# Set task:
Pictures in the entries below are excluded; copy only the lines from the one containing "Generate a Python" to the one containing "plt.rcParams['font.family'] = ['Liberation", both included.
· · · · ·
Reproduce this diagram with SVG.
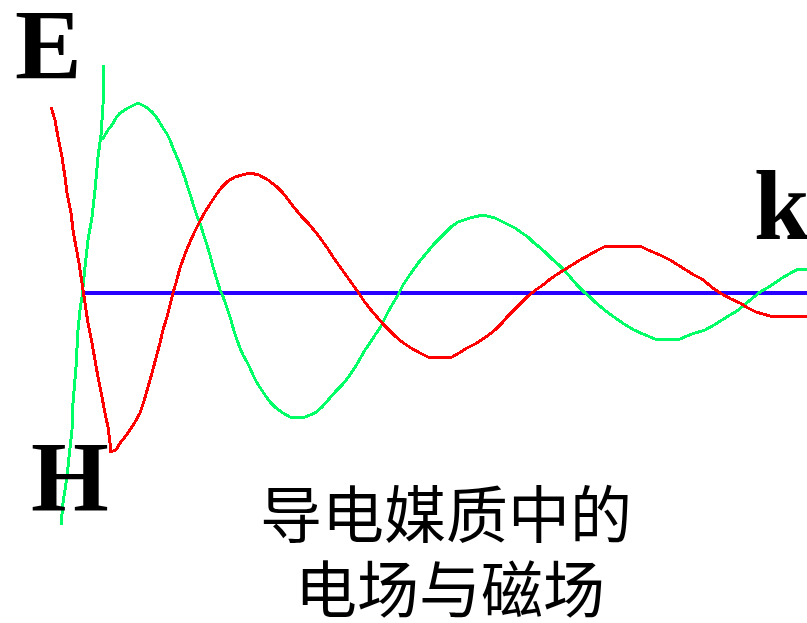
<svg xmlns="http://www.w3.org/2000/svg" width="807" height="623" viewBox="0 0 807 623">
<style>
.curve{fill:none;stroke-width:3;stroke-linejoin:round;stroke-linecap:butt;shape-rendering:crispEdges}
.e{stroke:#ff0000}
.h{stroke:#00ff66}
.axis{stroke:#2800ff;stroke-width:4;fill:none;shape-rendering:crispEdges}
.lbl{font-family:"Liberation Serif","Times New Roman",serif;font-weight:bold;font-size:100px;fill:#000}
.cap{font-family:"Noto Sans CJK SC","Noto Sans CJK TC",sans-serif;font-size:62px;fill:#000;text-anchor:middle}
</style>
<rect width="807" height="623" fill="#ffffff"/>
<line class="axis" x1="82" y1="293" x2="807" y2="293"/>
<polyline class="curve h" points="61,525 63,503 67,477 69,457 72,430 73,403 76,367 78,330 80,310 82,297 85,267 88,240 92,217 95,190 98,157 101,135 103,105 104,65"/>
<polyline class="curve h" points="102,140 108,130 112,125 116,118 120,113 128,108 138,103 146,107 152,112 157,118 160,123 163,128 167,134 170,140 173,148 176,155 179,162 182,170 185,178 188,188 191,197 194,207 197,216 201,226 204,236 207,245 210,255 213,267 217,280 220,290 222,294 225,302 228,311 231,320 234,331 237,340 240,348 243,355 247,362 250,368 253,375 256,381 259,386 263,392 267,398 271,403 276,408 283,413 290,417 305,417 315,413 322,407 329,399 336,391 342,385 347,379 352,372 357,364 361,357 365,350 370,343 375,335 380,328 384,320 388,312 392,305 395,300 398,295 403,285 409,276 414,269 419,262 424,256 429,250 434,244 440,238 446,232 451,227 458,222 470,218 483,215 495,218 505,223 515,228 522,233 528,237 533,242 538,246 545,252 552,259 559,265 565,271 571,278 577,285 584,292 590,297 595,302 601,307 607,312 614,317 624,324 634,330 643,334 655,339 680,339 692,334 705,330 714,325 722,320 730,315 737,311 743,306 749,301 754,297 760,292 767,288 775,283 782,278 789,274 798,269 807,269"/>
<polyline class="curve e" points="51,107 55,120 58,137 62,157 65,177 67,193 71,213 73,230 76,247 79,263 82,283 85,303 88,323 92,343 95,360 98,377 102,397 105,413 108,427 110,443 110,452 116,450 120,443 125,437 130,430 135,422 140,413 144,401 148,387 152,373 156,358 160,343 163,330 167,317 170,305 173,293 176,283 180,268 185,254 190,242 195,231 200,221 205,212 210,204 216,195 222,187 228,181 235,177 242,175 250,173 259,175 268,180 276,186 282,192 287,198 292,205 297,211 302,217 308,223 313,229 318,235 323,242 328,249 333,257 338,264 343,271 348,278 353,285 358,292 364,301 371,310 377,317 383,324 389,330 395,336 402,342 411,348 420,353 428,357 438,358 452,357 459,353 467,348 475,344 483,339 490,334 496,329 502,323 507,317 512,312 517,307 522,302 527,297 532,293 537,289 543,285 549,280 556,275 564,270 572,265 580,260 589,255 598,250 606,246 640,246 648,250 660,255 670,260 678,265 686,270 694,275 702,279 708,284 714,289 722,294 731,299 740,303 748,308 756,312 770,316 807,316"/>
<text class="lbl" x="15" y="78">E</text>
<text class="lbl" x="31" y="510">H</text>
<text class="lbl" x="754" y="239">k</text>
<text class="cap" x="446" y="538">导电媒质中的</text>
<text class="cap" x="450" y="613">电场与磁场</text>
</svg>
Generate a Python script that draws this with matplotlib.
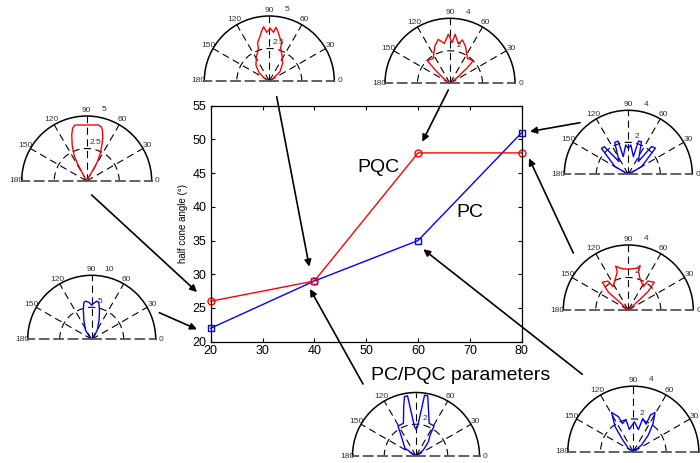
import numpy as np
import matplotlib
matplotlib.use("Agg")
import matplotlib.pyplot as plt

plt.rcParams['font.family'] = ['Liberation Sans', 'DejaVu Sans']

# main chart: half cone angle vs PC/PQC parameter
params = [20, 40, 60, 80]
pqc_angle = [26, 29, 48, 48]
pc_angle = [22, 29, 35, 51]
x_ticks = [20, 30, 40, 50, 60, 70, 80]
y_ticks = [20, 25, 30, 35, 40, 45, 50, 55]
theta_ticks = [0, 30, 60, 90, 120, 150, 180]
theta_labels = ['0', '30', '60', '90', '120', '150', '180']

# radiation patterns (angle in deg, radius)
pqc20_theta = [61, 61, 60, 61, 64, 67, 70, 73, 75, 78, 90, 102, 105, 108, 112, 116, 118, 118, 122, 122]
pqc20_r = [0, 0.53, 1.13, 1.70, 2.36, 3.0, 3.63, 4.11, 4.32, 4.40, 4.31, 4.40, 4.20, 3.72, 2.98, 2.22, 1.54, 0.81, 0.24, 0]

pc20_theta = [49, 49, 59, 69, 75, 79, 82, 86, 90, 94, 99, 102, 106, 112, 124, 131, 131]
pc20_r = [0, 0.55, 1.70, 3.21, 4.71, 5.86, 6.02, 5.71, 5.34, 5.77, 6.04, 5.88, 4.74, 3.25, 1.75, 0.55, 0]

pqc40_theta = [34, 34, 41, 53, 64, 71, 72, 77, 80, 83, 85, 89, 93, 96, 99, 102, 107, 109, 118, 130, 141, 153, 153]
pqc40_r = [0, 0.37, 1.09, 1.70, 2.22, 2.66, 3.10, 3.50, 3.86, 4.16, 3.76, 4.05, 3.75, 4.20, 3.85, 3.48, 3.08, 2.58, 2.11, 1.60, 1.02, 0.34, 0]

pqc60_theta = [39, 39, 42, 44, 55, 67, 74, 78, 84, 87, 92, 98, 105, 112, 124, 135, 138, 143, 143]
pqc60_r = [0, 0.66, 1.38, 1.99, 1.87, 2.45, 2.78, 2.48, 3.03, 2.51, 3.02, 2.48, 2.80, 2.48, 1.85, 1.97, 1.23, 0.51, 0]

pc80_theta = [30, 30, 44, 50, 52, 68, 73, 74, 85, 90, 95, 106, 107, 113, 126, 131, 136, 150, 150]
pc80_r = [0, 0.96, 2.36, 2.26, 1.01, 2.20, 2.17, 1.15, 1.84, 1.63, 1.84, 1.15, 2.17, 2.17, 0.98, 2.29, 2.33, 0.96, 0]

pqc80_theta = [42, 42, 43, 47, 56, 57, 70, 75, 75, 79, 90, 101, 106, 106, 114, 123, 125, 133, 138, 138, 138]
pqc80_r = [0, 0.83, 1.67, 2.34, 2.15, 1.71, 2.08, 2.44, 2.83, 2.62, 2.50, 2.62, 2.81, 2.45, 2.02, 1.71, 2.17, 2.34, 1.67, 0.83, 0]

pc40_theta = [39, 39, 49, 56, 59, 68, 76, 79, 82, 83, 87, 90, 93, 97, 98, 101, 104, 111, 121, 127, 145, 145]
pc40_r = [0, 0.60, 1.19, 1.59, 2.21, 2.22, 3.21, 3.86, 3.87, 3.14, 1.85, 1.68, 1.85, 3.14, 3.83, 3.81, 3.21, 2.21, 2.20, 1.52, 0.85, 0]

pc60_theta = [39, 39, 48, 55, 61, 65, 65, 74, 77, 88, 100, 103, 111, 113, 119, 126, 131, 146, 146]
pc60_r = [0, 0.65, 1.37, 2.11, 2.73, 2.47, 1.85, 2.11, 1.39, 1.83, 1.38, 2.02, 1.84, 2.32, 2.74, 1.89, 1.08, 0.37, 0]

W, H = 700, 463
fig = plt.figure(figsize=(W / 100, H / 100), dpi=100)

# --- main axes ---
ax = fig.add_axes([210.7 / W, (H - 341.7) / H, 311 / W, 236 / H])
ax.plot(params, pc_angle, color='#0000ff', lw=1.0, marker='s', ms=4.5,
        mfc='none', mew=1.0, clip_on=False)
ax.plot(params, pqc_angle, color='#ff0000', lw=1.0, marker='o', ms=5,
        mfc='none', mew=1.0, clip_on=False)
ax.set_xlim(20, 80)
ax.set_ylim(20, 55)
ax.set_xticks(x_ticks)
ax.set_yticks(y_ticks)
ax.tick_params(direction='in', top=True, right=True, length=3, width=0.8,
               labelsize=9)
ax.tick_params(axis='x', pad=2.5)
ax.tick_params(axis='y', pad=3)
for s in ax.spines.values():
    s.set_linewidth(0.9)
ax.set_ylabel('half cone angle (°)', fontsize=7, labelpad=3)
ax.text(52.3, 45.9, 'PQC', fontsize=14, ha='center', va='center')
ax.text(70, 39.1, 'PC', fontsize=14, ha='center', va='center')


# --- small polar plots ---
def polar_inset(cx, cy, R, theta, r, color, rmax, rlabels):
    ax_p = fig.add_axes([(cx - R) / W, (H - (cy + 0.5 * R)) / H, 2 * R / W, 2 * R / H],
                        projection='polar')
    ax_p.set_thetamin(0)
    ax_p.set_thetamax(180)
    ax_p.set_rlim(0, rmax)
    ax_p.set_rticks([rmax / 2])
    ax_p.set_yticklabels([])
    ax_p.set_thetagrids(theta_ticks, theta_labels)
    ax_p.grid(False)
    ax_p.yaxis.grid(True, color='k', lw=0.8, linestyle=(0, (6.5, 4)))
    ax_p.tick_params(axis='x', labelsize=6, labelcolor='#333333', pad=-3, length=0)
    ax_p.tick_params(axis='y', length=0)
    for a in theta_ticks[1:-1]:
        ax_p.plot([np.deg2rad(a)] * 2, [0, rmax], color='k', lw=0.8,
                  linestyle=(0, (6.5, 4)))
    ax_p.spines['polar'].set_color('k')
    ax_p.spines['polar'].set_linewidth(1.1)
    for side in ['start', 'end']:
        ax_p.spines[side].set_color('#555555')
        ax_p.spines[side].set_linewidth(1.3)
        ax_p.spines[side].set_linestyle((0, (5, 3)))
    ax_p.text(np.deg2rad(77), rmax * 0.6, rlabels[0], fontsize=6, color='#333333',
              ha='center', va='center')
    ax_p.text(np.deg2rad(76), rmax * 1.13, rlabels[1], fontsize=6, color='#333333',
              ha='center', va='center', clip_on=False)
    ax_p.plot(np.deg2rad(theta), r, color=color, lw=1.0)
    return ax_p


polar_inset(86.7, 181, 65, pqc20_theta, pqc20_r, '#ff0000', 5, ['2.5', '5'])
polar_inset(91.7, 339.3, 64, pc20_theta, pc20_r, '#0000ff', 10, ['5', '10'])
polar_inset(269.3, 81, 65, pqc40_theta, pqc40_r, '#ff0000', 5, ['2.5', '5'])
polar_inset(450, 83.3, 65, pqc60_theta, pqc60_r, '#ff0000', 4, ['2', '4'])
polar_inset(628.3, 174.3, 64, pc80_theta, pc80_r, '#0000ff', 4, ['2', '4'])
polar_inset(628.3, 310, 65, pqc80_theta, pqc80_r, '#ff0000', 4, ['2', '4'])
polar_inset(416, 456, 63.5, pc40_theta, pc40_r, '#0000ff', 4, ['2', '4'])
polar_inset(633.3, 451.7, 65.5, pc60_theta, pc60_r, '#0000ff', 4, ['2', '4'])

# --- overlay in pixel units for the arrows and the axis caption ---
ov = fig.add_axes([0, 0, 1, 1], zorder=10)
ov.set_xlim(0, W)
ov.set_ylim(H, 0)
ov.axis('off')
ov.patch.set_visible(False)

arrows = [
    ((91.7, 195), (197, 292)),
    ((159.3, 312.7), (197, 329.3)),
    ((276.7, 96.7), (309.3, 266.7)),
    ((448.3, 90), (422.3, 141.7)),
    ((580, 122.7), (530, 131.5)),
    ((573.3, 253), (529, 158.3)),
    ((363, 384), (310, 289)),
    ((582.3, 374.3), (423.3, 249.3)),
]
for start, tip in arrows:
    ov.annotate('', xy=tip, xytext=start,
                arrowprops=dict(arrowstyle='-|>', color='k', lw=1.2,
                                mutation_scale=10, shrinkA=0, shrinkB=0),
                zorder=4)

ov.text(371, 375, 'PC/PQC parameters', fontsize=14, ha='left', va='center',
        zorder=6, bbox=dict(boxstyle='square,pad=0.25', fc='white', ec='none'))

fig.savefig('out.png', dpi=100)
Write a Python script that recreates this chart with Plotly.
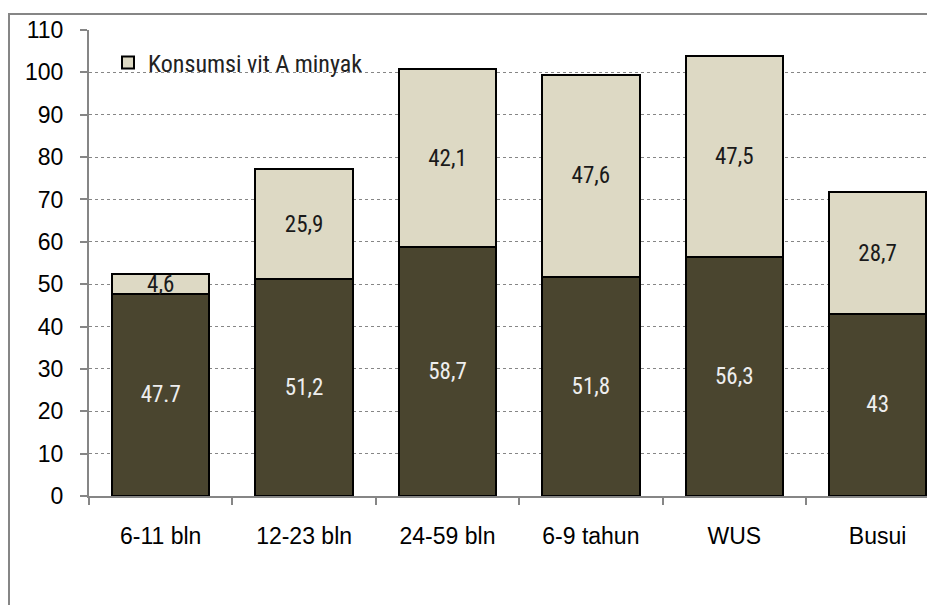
· · · · ·
# Written solution:
Generate a Python script that draws this with matplotlib.
import numpy as np
import matplotlib
matplotlib.use("Agg")
import matplotlib.pyplot as plt

plt.rcParams['font.family'] = ['Liberation Sans', 'DejaVu Sans']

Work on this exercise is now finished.